#### [What the task asks]
Below, find the line containing "Recreate this image" and the line containing "ctx.stroke();"; reproduce exactly those two and every line between them, omitting pictures.

#### [Given data]
============================================================

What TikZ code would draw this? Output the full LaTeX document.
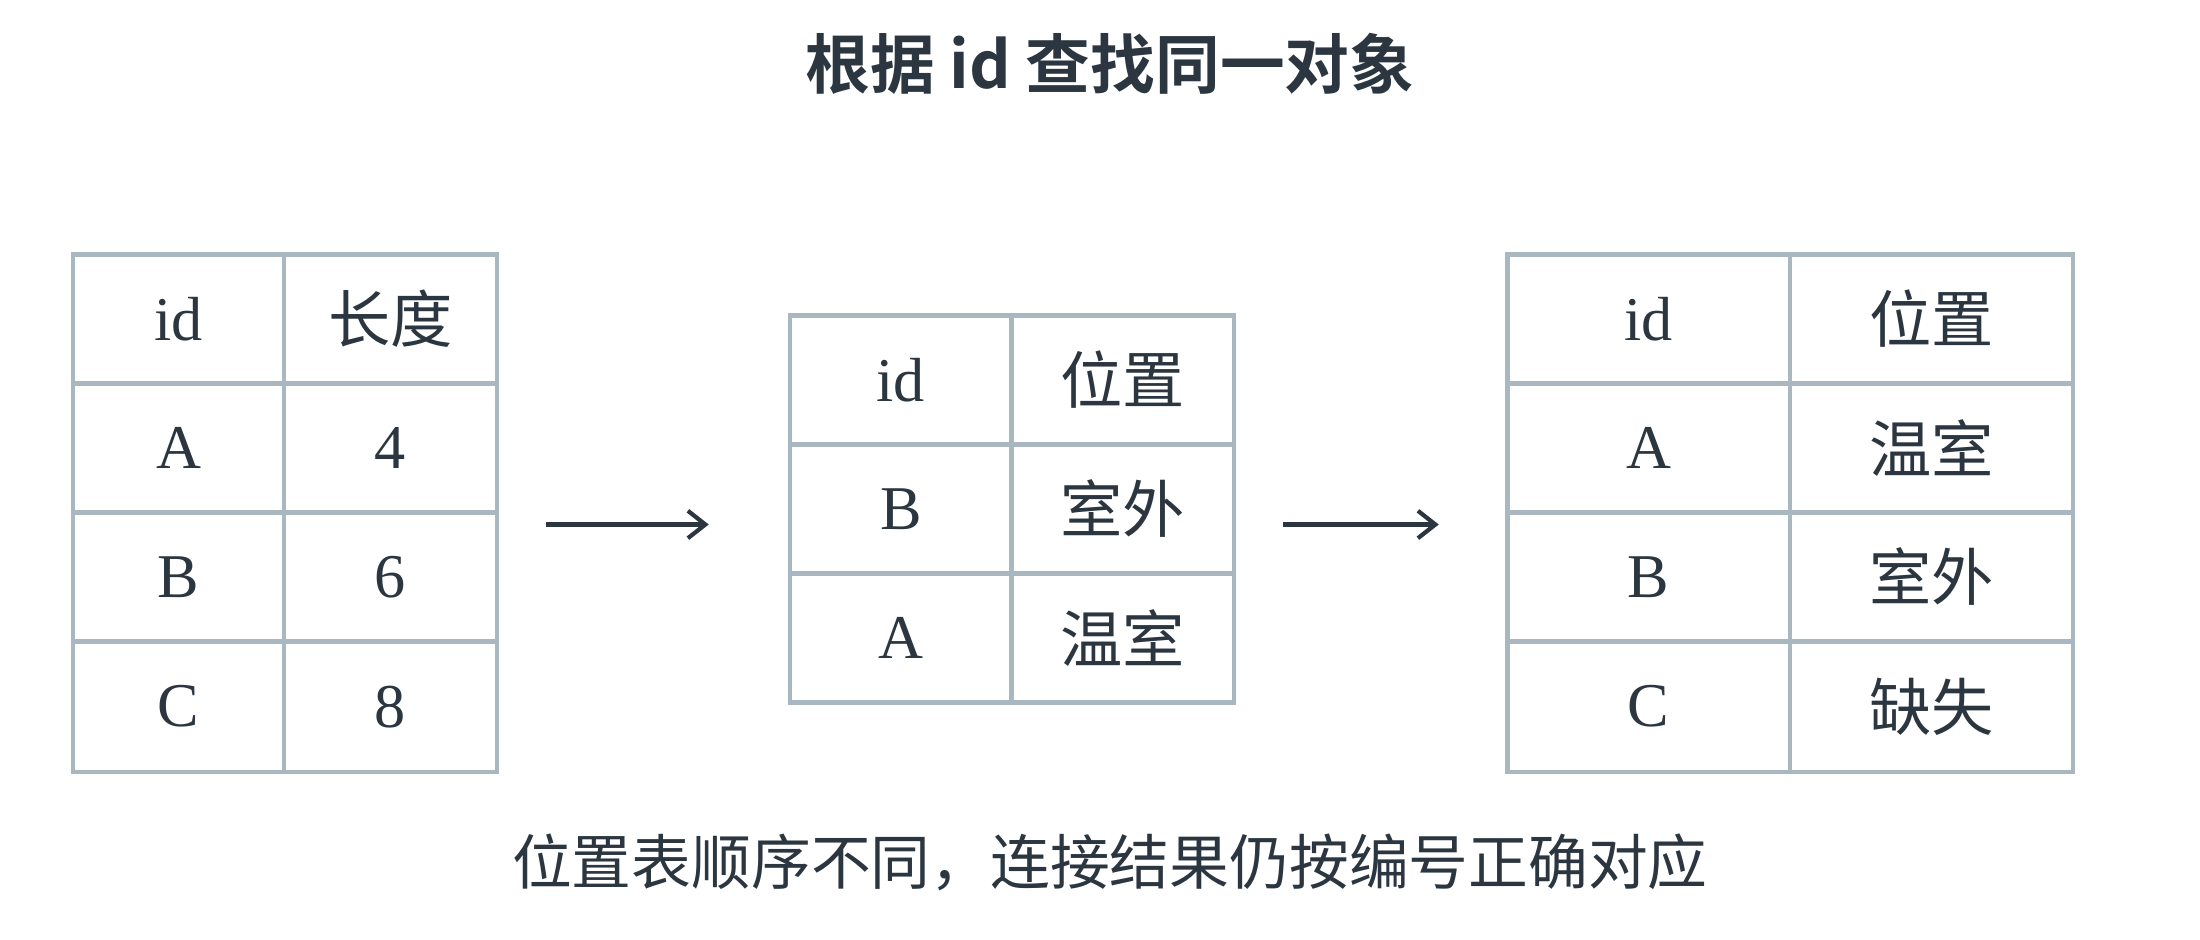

============================================================

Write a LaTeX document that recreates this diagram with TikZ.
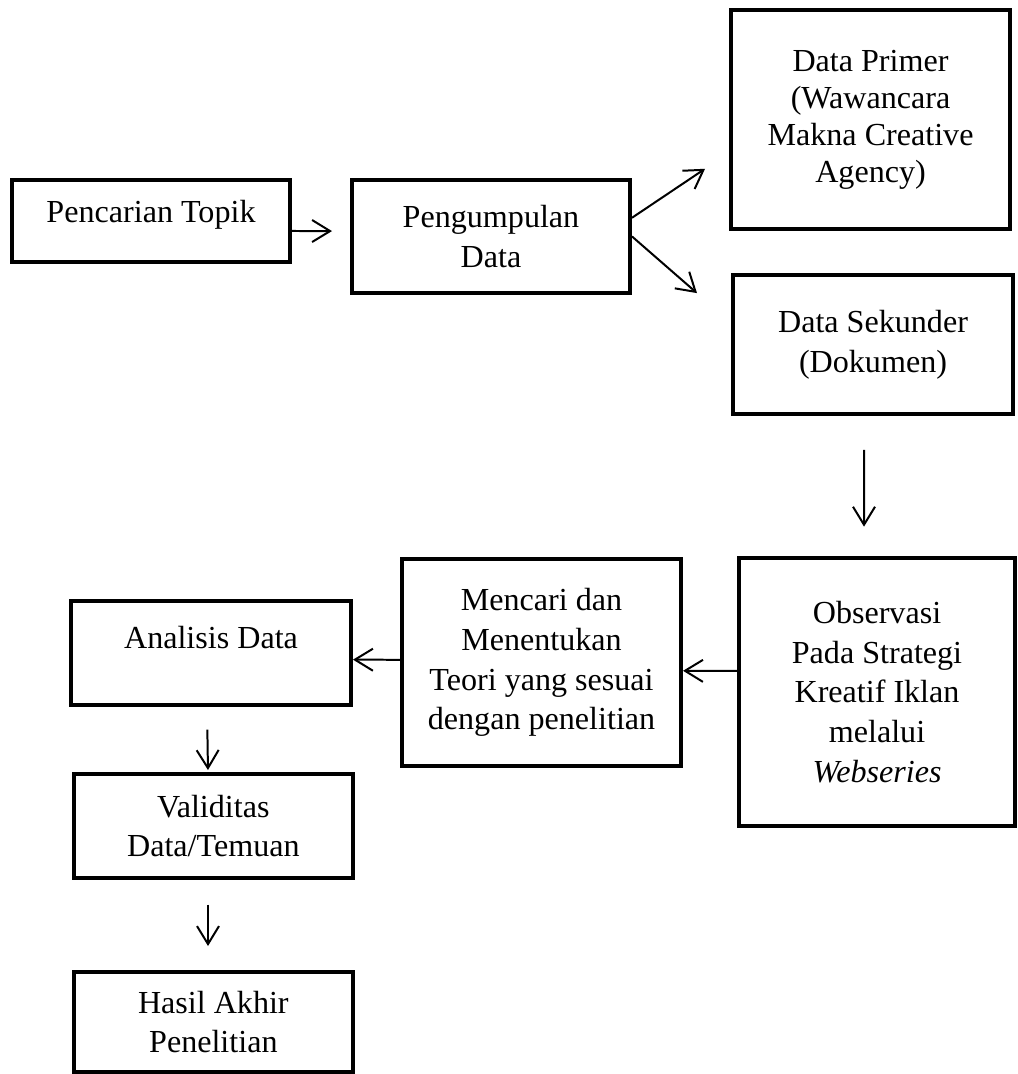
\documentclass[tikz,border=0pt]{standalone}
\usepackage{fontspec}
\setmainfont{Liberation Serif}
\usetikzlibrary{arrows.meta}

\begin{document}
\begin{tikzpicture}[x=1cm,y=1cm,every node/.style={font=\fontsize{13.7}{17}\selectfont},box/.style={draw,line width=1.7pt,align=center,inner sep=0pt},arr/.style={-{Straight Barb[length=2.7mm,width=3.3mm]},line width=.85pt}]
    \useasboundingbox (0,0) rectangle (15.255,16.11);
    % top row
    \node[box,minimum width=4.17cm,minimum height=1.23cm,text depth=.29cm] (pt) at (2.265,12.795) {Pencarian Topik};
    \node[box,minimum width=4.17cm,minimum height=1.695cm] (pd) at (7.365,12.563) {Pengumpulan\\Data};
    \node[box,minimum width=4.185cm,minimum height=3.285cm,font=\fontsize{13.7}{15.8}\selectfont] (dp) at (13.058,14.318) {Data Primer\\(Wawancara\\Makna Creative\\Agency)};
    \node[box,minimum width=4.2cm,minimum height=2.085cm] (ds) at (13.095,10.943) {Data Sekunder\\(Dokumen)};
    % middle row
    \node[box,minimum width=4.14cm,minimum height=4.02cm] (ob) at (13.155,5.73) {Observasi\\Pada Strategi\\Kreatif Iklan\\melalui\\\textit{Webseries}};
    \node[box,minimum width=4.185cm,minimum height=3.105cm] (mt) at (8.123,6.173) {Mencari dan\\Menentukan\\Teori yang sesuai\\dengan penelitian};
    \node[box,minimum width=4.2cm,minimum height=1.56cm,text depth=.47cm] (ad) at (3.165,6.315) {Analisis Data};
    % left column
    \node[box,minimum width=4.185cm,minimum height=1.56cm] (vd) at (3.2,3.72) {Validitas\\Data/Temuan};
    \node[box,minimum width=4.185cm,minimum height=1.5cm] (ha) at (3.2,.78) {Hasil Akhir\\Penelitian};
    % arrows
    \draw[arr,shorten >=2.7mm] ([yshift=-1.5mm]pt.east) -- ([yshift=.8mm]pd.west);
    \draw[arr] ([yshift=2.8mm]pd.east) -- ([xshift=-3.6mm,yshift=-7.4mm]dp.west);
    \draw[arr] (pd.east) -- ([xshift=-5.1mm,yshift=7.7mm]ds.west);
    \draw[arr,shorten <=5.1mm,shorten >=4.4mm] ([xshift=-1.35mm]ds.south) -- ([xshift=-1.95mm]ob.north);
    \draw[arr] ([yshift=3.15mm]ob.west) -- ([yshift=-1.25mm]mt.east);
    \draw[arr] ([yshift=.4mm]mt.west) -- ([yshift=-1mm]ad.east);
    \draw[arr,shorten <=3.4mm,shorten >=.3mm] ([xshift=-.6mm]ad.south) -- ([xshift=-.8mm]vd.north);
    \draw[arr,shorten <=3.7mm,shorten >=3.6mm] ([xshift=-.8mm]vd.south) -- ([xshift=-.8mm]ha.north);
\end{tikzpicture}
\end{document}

============================================================

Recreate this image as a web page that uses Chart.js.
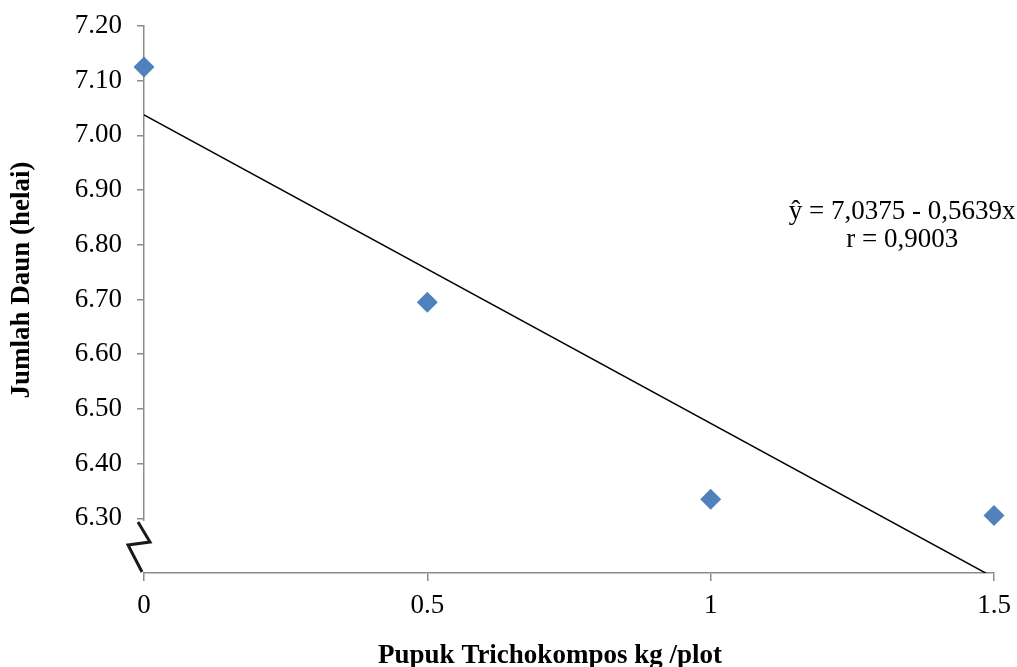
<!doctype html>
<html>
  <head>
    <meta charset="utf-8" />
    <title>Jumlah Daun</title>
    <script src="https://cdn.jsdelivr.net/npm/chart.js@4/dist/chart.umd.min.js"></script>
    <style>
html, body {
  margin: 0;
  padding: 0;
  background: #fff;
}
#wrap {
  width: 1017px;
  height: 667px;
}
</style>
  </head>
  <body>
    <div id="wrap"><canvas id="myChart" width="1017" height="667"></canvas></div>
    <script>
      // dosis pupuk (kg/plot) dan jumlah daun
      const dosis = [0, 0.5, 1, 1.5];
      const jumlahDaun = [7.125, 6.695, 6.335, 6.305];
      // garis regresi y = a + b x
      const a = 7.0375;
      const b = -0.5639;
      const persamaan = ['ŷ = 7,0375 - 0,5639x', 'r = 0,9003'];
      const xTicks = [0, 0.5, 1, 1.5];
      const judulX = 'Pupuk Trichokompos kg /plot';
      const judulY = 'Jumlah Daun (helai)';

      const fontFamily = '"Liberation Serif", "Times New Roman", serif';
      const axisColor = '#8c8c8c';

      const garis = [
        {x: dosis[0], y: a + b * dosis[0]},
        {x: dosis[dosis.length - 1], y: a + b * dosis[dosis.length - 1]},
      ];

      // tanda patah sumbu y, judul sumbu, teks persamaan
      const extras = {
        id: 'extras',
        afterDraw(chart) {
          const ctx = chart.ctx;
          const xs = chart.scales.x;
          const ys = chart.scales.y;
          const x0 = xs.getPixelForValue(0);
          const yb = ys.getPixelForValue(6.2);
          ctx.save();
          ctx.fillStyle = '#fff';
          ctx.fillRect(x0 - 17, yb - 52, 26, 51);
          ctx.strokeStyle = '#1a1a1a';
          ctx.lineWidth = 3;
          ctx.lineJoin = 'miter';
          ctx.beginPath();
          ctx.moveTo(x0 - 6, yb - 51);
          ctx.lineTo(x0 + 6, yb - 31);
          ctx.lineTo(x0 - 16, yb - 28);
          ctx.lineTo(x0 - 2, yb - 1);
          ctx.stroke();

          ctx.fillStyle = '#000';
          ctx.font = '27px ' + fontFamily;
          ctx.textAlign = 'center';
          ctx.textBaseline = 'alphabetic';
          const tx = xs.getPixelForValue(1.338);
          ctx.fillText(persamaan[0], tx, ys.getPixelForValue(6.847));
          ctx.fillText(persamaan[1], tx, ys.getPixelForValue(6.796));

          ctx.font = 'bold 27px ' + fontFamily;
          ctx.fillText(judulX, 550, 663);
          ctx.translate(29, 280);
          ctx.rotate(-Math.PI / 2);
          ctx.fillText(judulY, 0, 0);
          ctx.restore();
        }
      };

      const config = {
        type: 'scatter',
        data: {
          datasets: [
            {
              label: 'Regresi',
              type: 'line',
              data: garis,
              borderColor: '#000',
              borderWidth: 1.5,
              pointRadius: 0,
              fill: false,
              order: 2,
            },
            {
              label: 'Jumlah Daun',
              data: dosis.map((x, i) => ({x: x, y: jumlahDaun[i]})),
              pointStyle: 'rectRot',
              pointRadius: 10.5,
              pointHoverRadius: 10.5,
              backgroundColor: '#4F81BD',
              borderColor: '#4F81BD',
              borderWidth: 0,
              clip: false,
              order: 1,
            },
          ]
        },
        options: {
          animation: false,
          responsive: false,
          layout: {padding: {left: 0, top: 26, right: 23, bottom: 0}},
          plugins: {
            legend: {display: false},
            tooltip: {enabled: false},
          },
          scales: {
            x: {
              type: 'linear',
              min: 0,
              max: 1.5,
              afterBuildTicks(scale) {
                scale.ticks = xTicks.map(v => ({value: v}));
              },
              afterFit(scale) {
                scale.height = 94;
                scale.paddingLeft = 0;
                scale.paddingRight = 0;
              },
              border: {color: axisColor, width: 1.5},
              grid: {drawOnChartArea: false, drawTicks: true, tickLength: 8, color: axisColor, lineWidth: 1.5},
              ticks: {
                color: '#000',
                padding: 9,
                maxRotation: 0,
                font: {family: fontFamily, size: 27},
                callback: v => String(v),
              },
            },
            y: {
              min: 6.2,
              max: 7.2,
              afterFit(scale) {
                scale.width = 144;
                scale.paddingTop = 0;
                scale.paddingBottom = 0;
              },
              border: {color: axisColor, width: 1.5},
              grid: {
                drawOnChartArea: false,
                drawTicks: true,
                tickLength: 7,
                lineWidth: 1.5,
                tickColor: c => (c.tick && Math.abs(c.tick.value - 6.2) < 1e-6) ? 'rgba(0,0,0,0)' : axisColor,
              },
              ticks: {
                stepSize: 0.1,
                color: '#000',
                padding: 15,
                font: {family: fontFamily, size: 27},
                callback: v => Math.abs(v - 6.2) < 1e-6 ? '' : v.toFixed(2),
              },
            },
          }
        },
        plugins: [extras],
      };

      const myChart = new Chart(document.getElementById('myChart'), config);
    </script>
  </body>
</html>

============================================================

#### [Full response]
Recreate this image as a web page that uses Chart.js.
<!doctype html>
<html>
  <head>
    <meta charset="utf-8" />
    <title>Jumlah Daun</title>
    <script src="https://cdn.jsdelivr.net/npm/chart.js@4/dist/chart.umd.min.js"></script>
    <style>
html, body {
  margin: 0;
  padding: 0;
  background: #fff;
}
#wrap {
  width: 1017px;
  height: 667px;
}
</style>
  </head>
  <body>
    <div id="wrap"><canvas id="myChart" width="1017" height="667"></canvas></div>
    <script>
      // dosis pupuk (kg/plot) dan jumlah daun
      const dosis = [0, 0.5, 1, 1.5];
      const jumlahDaun = [7.125, 6.695, 6.335, 6.305];
      // garis regresi y = a + b x
      const a = 7.0375;
      const b = -0.5639;
      const persamaan = ['ŷ = 7,0375 - 0,5639x', 'r = 0,9003'];
      const xTicks = [0, 0.5, 1, 1.5];
      const judulX = 'Pupuk Trichokompos kg /plot';
      const judulY = 'Jumlah Daun (helai)';

      const fontFamily = '"Liberation Serif", "Times New Roman", serif';
      const axisColor = '#8c8c8c';

      const garis = [
        {x: dosis[0], y: a + b * dosis[0]},
        {x: dosis[dosis.length - 1], y: a + b * dosis[dosis.length - 1]},
      ];

      // tanda patah sumbu y, judul sumbu, teks persamaan
      const extras = {
        id: 'extras',
        afterDraw(chart) {
          const ctx = chart.ctx;
          const xs = chart.scales.x;
          const ys = chart.scales.y;
          const x0 = xs.getPixelForValue(0);
          const yb = ys.getPixelForValue(6.2);
          ctx.save();
          ctx.fillStyle = '#fff';
          ctx.fillRect(x0 - 17, yb - 52, 26, 51);
          ctx.strokeStyle = '#1a1a1a';
          ctx.lineWidth = 3;
          ctx.lineJoin = 'miter';
          ctx.beginPath();
          ctx.moveTo(x0 - 6, yb - 51);
          ctx.lineTo(x0 + 6, yb - 31);
          ctx.lineTo(x0 - 16, yb - 28);
          ctx.lineTo(x0 - 2, yb - 1);
          ctx.stroke();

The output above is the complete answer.